Diving into Delta Lake Online Tech Talk Series
Delta Lake Internals Online Tech Talks
News
March 13, 2020
For our next series of Delta Lake online tech talks, we're excited to dive into the internals with our Diving into Delta Lake series. This will be a fun set of tech talks with live demos and Q&A. Check them out!
Diving into Delta Lake: Unpacking the Transaction Log
March 26, 2020 | 09:00 am PTWatch now!

- What is the Delta Lake Transaction Log
- What is the transaction log used for?
- How does the transaction log work?
- Reviewing the Delta Lake transaction log at the file level
- Dealing with multiple concurrent reads and writes
- How the Delta Lake transaction log solves other use cases including Time Travel and Data Lineage and Debugging
Speakers:
Burak Yavuz
Senior Software Engineer @Databricks
Burak Yavuz is a Software Engineer at Databricks. He has been contributing to Spark since Spark 1.1, and is the maintainer of Spark Packages. Burak received his BS in Mechanical Engineering at Bogazici University, Istanbul, and his MS in Management Science & Engineering at Stanford.
Denny Lee
Developer Advocate @Databricks
Denny Lee is a Developer Advocate at Databricks. He is a hands-on distributed systems and data sciences engineer with extensive experience developing internet-scale infrastructure, data platforms, and predictive analytics systems for both on-premise and cloud environments. He also has a Masters of Biomedical Informatics from Oregon Health and Sciences University and has architected and implemented powerful data solutions for enterprise Healthcare customers. His current technical focuses include Distributed Systems, Apache Spark, Deep Learning, Machine Learning, and Genomics.
Diving into Delta Lake: Schema Enforcement and Evolution
April 2, 2020 | 09:00 am PTWatch Now!

This brings us to schema management. As business problems and requirements evolve over time, so too does the structure of your data. With Delta Lake, as the data changes, incorporating new dimensions is easy. Users have access to simple semantics to control the schema of their tables. These tools include schema enforcement, which prevents users from accidentally polluting their tables with mistakes or garbage data, as well as schema evolution, which enables them to automatically add new columns of rich data when those columns belong. In this webinar, we’ll dive into the use of these tools. In this webinar you will learn about:
- Understanding table schemas and schema enforcement
- How does schema enforcement work?
- How is schema enforcement useful?
- Preventing data dilution
- How does schema evolution work?
- How is schema evolution useful?
Speakers:
Andreas Neumann
Staff Software Engineer @Databricks
Andreas Neumann is a software engineer at Databricks, where he focuses on Structured Streaming and Delta Lake.

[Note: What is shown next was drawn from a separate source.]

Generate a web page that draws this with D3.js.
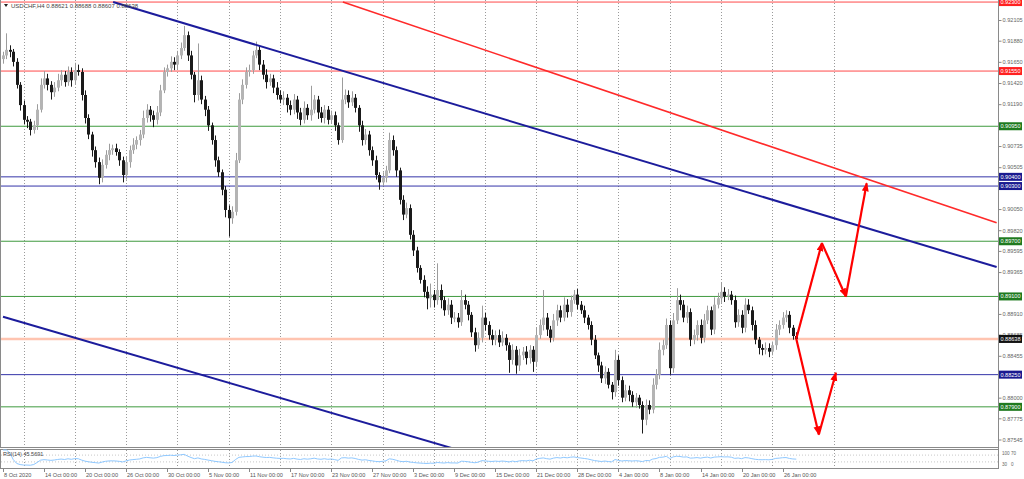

He has previously built big data systems at Google, Cask Data, Yahoo! and IBM. Andreas holds a PhD in computer science from the University of Trier, Germany.
Denny Lee
Developer Advocate @Databricks
Denny Lee is a Developer Advocate at Databricks. He is a hands-on distributed systems and data sciences engineer with extensive experience developing internet-scale infrastructure, data platforms, and predictive analytics systems for both on-premise and cloud environments. He also has a Masters of Biomedical Informatics from Oregon Health and Sciences University and has architected and implemented powerful data solutions for enterprise Healthcare customers. His current technical focuses include Distributed Systems, Apache Spark, Deep Learning, Machine Learning, and Genomics.
Diving into Delta Lake: DML Internals
April 16, 2020 | 9:00 am PTWatch now!

- A quick primer on the Delta Lake Transaction Log
- Understand the fundamentals when running DELETE, UPDATE, and MERGE
- Understand the actions performed when performing these tasks
- Understand the basics of partition pruning in Delta Lake
- How do streaming queries work within Delta Lake
Speakers:
Tathagata Das
Staff Software Engineer @Databricks
Tathagata Das is an Apache Spark committer and a member of the PMC. He’s the lead developer behind Spark Streaming and currently develops Structured Streaming. Previously, he was a grad student at the UC Berkeley at AMPLab, where he conducted research about data-center frameworks and networks with Scott Shenker and Ion Stoica.
Denny Lee
Developer Advocate @Databricks
Denny Lee is a Developer Advocate at Databricks. He is a hands-on distributed systems and data sciences engineer with extensive experience developing internet-scale infrastructure, data platforms, and predictive analytics systems for both on-premise and cloud environments. He also has a Masters of Biomedical Informatics from Oregon Health and Sciences University and has architected and implemented powerful data solutions for enterprise Healthcare customers. His current technical focuses include Distributed Systems, Apache Spark, Deep Learning, Machine Learning, and Genomics.